▶ _DATASET CONTENT_:
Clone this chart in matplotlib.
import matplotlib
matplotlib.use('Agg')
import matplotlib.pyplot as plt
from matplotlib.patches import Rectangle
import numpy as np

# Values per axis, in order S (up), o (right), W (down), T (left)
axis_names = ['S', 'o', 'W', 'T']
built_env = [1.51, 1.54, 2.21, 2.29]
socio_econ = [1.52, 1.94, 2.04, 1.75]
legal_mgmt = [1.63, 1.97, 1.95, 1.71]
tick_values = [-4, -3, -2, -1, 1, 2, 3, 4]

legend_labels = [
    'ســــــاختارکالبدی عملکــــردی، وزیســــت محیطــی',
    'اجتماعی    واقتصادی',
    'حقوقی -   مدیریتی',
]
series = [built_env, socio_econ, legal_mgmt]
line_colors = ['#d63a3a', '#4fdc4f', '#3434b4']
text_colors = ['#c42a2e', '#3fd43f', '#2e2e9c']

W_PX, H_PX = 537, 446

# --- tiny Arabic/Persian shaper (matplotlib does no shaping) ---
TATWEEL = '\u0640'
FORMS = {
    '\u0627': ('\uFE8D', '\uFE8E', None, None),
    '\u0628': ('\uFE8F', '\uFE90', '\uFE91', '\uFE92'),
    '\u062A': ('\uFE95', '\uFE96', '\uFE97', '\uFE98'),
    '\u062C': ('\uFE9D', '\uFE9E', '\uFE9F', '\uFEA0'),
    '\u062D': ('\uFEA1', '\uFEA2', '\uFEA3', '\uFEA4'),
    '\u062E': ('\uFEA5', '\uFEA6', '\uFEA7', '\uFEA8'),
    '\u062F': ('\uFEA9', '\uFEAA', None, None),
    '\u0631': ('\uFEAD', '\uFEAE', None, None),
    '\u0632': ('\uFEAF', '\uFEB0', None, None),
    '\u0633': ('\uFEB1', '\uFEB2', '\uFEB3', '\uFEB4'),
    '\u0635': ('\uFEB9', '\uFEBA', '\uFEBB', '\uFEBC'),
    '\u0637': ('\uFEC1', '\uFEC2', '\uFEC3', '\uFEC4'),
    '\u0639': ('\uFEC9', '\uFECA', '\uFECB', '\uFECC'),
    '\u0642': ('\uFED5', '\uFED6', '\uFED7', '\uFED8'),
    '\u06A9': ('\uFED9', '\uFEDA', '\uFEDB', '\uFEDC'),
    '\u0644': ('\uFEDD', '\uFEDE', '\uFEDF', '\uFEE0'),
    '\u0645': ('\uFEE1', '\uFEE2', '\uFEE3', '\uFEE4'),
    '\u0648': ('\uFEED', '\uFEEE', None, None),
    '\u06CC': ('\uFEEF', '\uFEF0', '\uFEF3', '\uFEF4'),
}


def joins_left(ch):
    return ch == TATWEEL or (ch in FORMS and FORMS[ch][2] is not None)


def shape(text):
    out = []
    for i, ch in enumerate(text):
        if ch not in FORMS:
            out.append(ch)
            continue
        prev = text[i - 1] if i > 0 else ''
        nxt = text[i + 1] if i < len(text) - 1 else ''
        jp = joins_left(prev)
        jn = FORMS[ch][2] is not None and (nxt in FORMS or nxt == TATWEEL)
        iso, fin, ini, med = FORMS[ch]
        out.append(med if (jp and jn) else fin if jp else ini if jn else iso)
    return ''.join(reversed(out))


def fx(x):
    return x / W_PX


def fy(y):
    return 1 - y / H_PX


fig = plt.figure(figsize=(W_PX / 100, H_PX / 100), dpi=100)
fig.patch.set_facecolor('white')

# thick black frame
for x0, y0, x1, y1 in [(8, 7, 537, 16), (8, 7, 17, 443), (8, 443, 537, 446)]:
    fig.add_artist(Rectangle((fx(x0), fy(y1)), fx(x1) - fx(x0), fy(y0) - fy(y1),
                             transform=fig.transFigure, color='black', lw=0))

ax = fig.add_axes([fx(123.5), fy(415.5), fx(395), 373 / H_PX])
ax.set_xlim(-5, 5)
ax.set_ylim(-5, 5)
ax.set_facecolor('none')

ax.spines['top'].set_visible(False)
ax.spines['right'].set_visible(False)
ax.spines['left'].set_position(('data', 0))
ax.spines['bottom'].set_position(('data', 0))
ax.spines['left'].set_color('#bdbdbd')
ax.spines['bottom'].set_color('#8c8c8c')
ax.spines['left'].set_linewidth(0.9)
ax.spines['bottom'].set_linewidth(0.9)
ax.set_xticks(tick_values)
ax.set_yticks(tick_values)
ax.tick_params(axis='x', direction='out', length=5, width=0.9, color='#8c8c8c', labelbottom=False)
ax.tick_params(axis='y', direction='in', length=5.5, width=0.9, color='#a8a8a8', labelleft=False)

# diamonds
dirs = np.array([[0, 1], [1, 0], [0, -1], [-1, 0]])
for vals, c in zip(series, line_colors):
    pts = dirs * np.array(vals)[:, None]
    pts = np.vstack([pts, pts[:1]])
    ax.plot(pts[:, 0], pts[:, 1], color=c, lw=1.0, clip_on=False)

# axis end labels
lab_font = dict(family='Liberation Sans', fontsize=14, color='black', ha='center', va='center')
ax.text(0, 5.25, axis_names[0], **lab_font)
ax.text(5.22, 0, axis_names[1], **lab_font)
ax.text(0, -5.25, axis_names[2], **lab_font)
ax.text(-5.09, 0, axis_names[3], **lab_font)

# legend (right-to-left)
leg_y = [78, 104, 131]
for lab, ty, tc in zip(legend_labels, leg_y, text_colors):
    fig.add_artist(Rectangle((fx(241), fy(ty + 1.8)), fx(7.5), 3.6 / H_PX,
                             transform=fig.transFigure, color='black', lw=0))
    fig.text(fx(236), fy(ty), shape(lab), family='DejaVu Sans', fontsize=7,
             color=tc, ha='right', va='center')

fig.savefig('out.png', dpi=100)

▶ _GIVEN PROBLEM_: Include the first line, the line containing "import numpy as np", and every line between them, copied exactly from the material above; output no other line.

▶ _THE REPLY_:
Clone this chart in matplotlib.
import matplotlib
matplotlib.use('Agg')
import matplotlib.pyplot as plt
from matplotlib.patches import Rectangle
import numpy as np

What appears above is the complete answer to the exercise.